Rated: R due to violence. Reviewed by: Frank Release date: December 25, 1993 Released by: Hollywood Pictures
There is a tradition of gangs in America. During the 1870s, the boomtown of Tombstone, Arizona was filled with them. Violence and revenge were their way of life, not much different from the youth gangs of today. They had colors, in this case red bandanas. They used drugs (opium), were concerned with respect and any remark taken wrong could result in a shooting. They performed ride-by shootings on horseback. It was a violent, unsafe town.
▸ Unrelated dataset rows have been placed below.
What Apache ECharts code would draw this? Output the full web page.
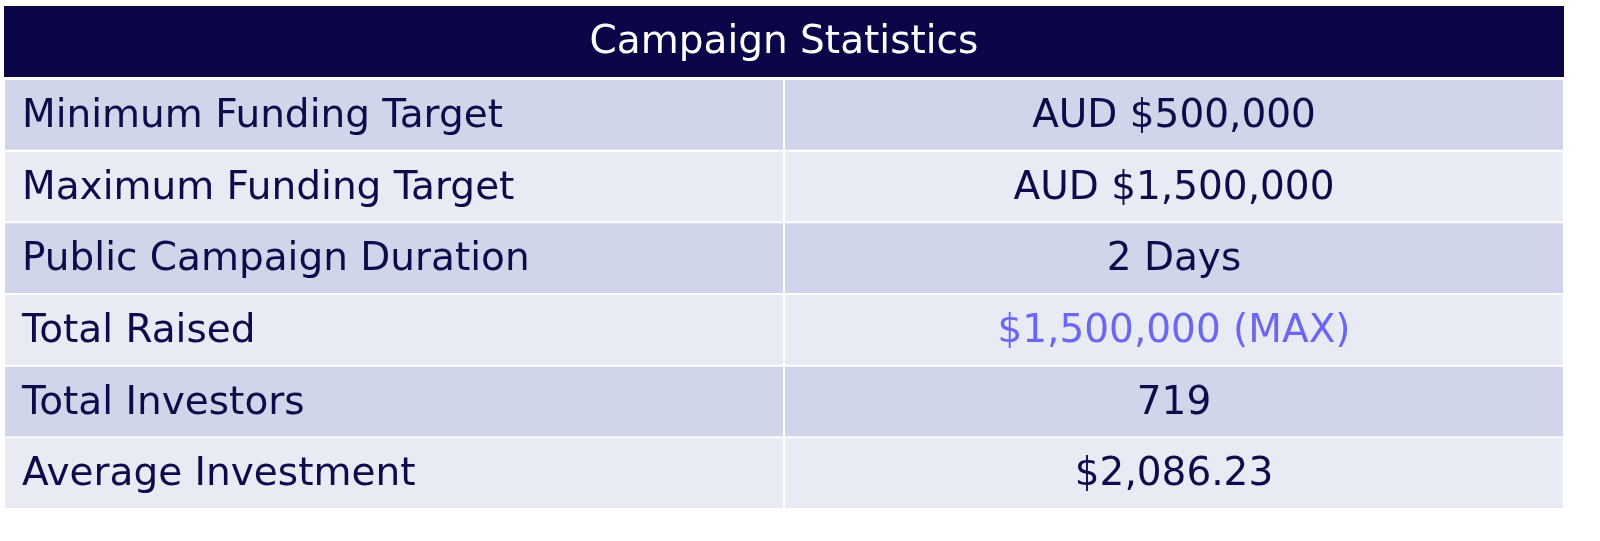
<!DOCTYPE html>
<html><head><meta charset="utf-8">
<script src="https://cdn.jsdelivr.net/npm/echarts@6/dist/echarts.min.js"></script>
<style>html,body{margin:0;padding:0;background:#fff}#c{width:1600px;height:541px}</style>
</head><body><div id="c"></div>
<script>
const title = 'Campaign Statistics';
const labels = ['Minimum Funding Target','Maximum Funding Target','Public Campaign Duration','Total Raised','Total Investors','Average Investment'];
const values = ['AUD $500,000','AUD $1,500,000','2 Days','$1,500,000 (MAX)','719','$2,086.23'];
const highlightRow = 3;

const data = [];
labels.forEach((l,i)=>{ data.push([0,i,l]); data.push([1,i,values[i]]); });

const FONT = '39px "DejaVu Sans"';
const chart = echarts.init(document.getElementById('c'));
chart.setOption({
  animation:false,
  grid:{left:4,right:36,top:79,bottom:32},
  xAxis:{type:'value',min:0,max:2,show:false},
  yAxis:{type:'category',data:labels,inverse:true,show:false},
  graphic:[
    {type:'rect',shape:{x:4,y:6,width:1560,height:71},style:{fill:'#0a0648'}},
    {type:'text',x:784,y:43,style:{text:title,fill:'#ffffff',font:FONT,align:'center',verticalAlign:'middle'}}
  ],
  series:[{
    type:'custom',
    data:data,
    renderItem:function(params,api){
      const col=api.value(0), row=api.value(1);
      const p=api.coord([col,row]);
      const s=api.size([1,1]);
      const x0=p[0], w=s[0], h=s[1], y0=p[1]-h/2;
      const bg = row%2===0 ? '#d0d5ea' : '#e8eaf4';
      const txt = data[params.dataIndex][2];
      const color = (col===1 && row===highlightRow) ? '#6b67f0' : '#0d0b4a';
      return {type:'group',children:[
        {type:'rect',shape:{x:x0+1,y:y0+1,width:w-2,height:h-2},style:{fill:bg}},
        {type:'text',x: col===0 ? x0+18 : x0+w/2, y:y0+h/2+2,
         style:{text:txt,fill:color,font:FONT,align: col===0?'left':'center',verticalAlign:'middle'}}
      ]};
    }
  }]
});
</script></body></html>
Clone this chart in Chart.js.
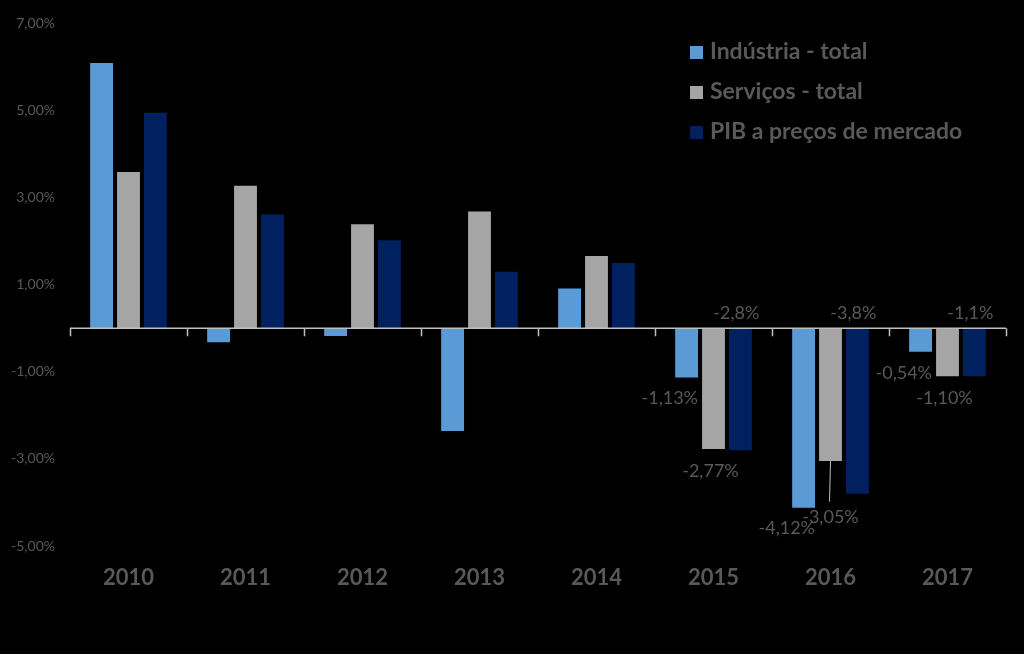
<!DOCTYPE html>
<html>
<head>
<meta charset="utf-8">
<script src="https://cdn.jsdelivr.net/npm/chart.js@4/dist/chart.umd.min.js"></script>
<style>
	html, body { margin: 0; padding: 0; background: #000; }
	canvas { display: block; }
</style>
</head>
<body>
<canvas id="grafico" width="1024" height="654"></canvas>
<script>
// anos e taxas de crescimento (%)
const anos = ['2010', '2011', '2012', '2013', '2014', '2015', '2016', '2017'];
const industria = [6.09, -0.32, -0.18, -2.36, 0.91, -1.13, -4.12, -0.54];
const servicos = [3.59, 3.27, 2.39, 2.68, 1.66, -2.77, -3.05, -1.10];
const pib = [4.95, 2.61, 2.02, 1.30, 1.50, -2.8, -3.8, -1.1];
const nomes = ['Indústria - total', 'Serviços - total', 'PIB a preços de mercado'];
const anosComRotulo = ['2015', '2016', '2017'];
const casasDecimais = [2, 2, 1];

const cores = ['#5B9BD5', '#A5A5A5', '#002060'];
const cinzaTexto = '#595959';
const fonte = 'Lato, "Open Sans", sans-serif';

function formata(v, casas) {
	return v.toFixed(casas).replace('.', ',') + '%';
}

// linha do zero com marcas entre as categorias
const eixoZero = {
	id: 'eixoZero',
	afterDatasetsDraw(chart) {
		const ctx = chart.ctx;
		const area = chart.chartArea;
		const y0 = chart.scales.y.getPixelForValue(0);
		const passo = (area.right - area.left) / anos.length;
		ctx.save();
		ctx.strokeStyle = '#BFBFBF';
		ctx.lineWidth = 1.5;
		ctx.beginPath();
		ctx.moveTo(area.left, y0);
		ctx.lineTo(area.right, y0);
		for (let i = 0; i <= anos.length; i++) {
			const x = Math.round(area.left + i * passo) + 0.5;
			ctx.moveTo(x, y0);
			ctx.lineTo(x, y0 + 8);
		}
		ctx.stroke();
		ctx.restore();
	}
};

// rótulos de dados dos últimos anos
const rotulos = {
	id: 'rotulos',
	afterDatasetsDraw(chart) {
		const ctx = chart.ctx;
		const y0 = chart.scales.y.getPixelForValue(0);
		ctx.save();
		ctx.font = '18px ' + fonte;
		ctx.fillStyle = cinzaTexto;
		ctx.textBaseline = 'middle';
		anos.forEach(function(ano, j) {
			if (anosComRotulo.indexOf(ano) < 0) return;
			const barraInd = chart.getDatasetMeta(0).data[j];
			const barraSer = chart.getDatasetMeta(1).data[j];
			const barraPib = chart.getDatasetMeta(2).data[j];

			// indústria: abaixo da barra, alinhado à direita
			ctx.textAlign = 'right';
			ctx.fillText(formata(industria[j], casasDecimais[0]), barraInd.x + barraInd.width / 2, barraInd.y + 21);

			// serviços: abaixo da barra (ou mais abaixo com linha de chamada)
			ctx.textAlign = 'center';
			if (industria[j] < servicos[j]) {
				const yRot = barraInd.y + 10;
				ctx.strokeStyle = '#BFBFBF';
				ctx.lineWidth = 1;
				ctx.beginPath();
				ctx.moveTo(barraSer.x, barraSer.y);
				ctx.lineTo(barraSer.x - 1, yRot - 16);
				ctx.stroke();
				ctx.fillText(formata(servicos[j], casasDecimais[1]), barraSer.x, yRot);
			} else {
				ctx.fillText(formata(servicos[j], casasDecimais[1]), barraSer.x - 3, barraSer.y + 22);
			}

			// PIB: acima do eixo
			ctx.fillText(formata(pib[j], casasDecimais[2]), barraPib.x - 4, y0 - 15);
		});
		ctx.restore();
	}
};

// legenda vertical no canto superior direito
const legenda = {
	id: 'legenda',
	afterDraw(chart) {
		const ctx = chart.ctx;
		ctx.save();
		ctx.font = 'bold 23px ' + fonte;
		ctx.textBaseline = 'middle';
		ctx.textAlign = 'left';
		nomes.forEach(function(nome, i) {
			const y = 52 + i * 40;
			ctx.fillStyle = cores[i];
			ctx.fillRect(690, y - 6, 13, 13);
			ctx.fillStyle = cinzaTexto;
			ctx.fillText(nome, 710, y);
		});
		ctx.restore();
	}
};

new Chart(document.getElementById('grafico'), {
	type: 'bar',
	data: {
		labels: anos,
		datasets: [
			{ label: nomes[0], data: industria, backgroundColor: cores[0] },
			{ label: nomes[1], data: servicos, backgroundColor: cores[1] },
			{ label: nomes[2], data: pib, backgroundColor: cores[2] }
		]
	},
	options: {
		responsive: false,
		animation: false,
		datasets: {
			bar: { categoryPercentage: 0.69, barPercentage: 0.85 }
		},
		layout: { padding: { top: 17, right: 18, left: 0, bottom: 0 } },
		plugins: {
			legend: { display: false },
			tooltip: { enabled: false }
		},
		scales: {
			x: {
				grid: { display: false, drawTicks: false },
				border: { display: false },
				ticks: {
					color: cinzaTexto,
					font: { family: fonte, size: 22, weight: 'bold' },
					padding: 19
				},
				afterFit: function(scale) { scale.height = 108; }
			},
			y: {
				min: -5,
				max: 7,
				grid: { display: false, drawTicks: false },
				border: { display: false },
				ticks: {
					stepSize: 2,
					color: cinzaTexto,
					font: { family: fonte, size: 14 },
					padding: 15,
					callback: function(v) { return formata(v, 2); }
				},
				afterFit: function(scale) { scale.width = 70; }
			}
		}
	},
	plugins: [eixoZero, rotulos, legenda]
});
</script>
</body>
</html>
Director George Cosmatos did well with the soundtrack, the scenic beauty of Arizona and with scenes of dry lightning which preceded and set the tone for violent actions. There remains, however, a sameness about westerns. The players ride, shoot, kill the bad guys, along with some good guys, and it all comes out all right. It took me about half way into the film to begin to appreciate where Cosmatos was going. His western is extended somewhat beyond the O.K. Corral shoot-out. How many times has that been filmed? He reaches for a larger view of the history of his characters. Wyatt Earp (Kurt Russell) lived into the 1020s and was married to Josephine Marcus (Dana Delaney) for 45 years after the O.K. Corral incident.
The performances of Russell and Delaney, along with Val Kilmer as Doc Holliday and Sam Elliott as Virgil Earp, are better than the film itself. The use of Charlton Heston in a small part as a rancher is a great touch, as is the strong and convincing voice of Robert Mitchum as the narrator.
There are interesting parallels to our cities today and there is much to admire in this production. The violence, which perhaps is necessary, detracts from the credibility of the history. It could have been muted and had the same effect. I was not completely convinced by the film; however, it you are a fan of westerns, you'll probably enjoy this trip to the old west.